L’article 1383, al. 2e du Code civil prévoit que l’aveu « peut être judiciaire ou extrajudiciaire ».

Ainsi existe-t-il deux formes d’aveu :

  • L’aveu judiciaire
    • Il s’agit de la déclaration que fait en justice la partie ou son représentant spécialement mandaté.
    • La particularité de ce mode de preuve est qu’il est recevable en toutes matières, y compris lorsqu’un écrit est exigé.
    • Autrement dit, il peut servir à établir, tant un fait juridique, qu’un acte juridique : il n’est donc pas besoin qu’il soit corroboré par un autre mode de preuve, à la différence par exemple du témoignage ou du commencement de preuve par écrit.
    • La raison en est qu’il « fait foi contre celui qui l’a fait » (art. 1382, al. 2e C. civ.)
    • À cet égard, l’aveu judiciaire s’impose au juge ; lequel ne peut donc pas l’écarter dès lors qu’il répond aux conditions fixées par la loi.
  • L’aveu extrajudiciaire
    • Il s’agit de la déclaration faite par une partie au procès en dehors du prétoire.
    • Contrairement à l’aveu judiciaire, l’aveu extrajudiciaire n’est recevable que « dans les cas où la loi permet la preuve par tout moyen » (art. 1383-1, al. 1er C. civ.).
    • Par ailleurs, l’article 1383-1, al. 2e du Code civil prévoit que « sa valeur probante est laissée à l’appréciation du juge. »
    • Ainsi, l’aveu extrajudiciaire ne s’impose pas au juge qui conserve sa liberté d’appréciation.

Nous nous focaliserons ici sur l’aveu judiciaire auquel on attache plusieurs effets. 

I) La force probante de l’aveu judiciaire

L’article 1383-2 du Code civil prévoit que l’aveu judiciaire « fait foi contre celui qui l’a fait ». Cela signifie que le fait avoué est tenu pour vrai, de sorte que la partie adverse est dispensée d’en rapporter la preuve.

Pothier écrivait déjà en ce sens que « la confession judiciaire faite par une personne capable d’ester en jugement, fait pleine foi du fait qui est confessé, et décharge l’autre partie d’en faire la preuve »[5].

Pour illustrer son propos, il prend l’exemple d’un débiteur qui avouerait « devoir la chose ou la somme qui lui est demandée ».

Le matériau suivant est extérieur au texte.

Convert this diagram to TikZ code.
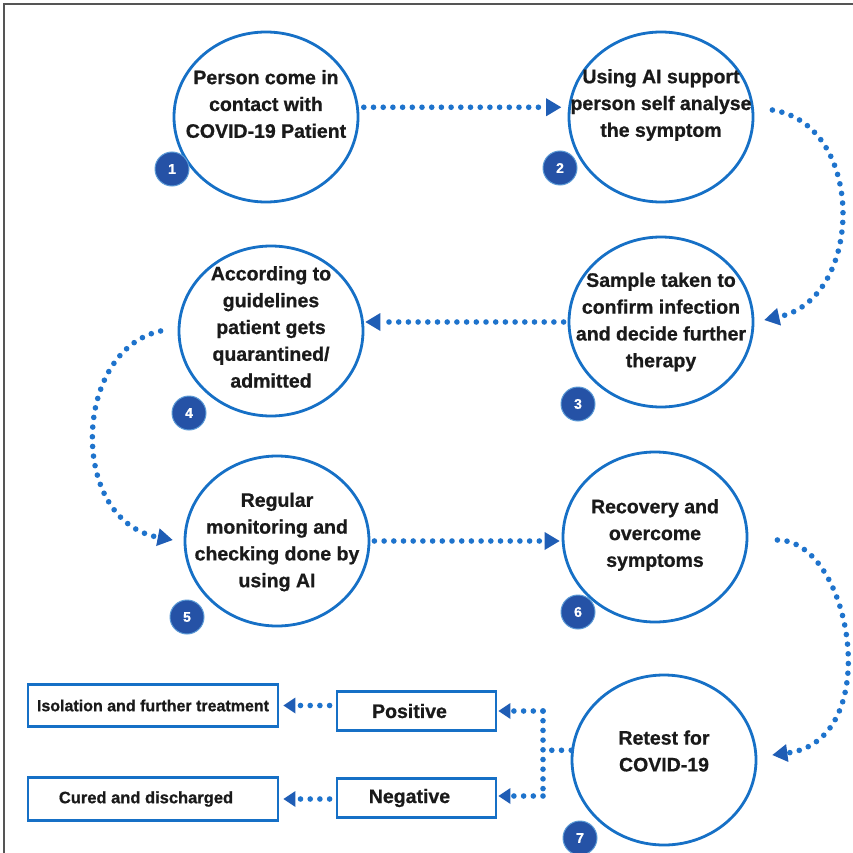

Dans cette hypothèse, dit Pothier, « le créancier demandeur est déchargé de faire la preuve de la dette ; et il peut, sur cette confession, obtenir contre son débiteur un jugement de condamnation Vice versa, si le créancier qui a un titre de créance, est convenu en jugement des paiements que le débiteur soutient lui avoir faits, ces paiements demeurent pour constants, et le débiteur est déchargé d’en faire la preuve »[6].

À l’analyse, les solutions retenues par la jurisprudence sont sensiblement similaires à celles préconisées par Pothier.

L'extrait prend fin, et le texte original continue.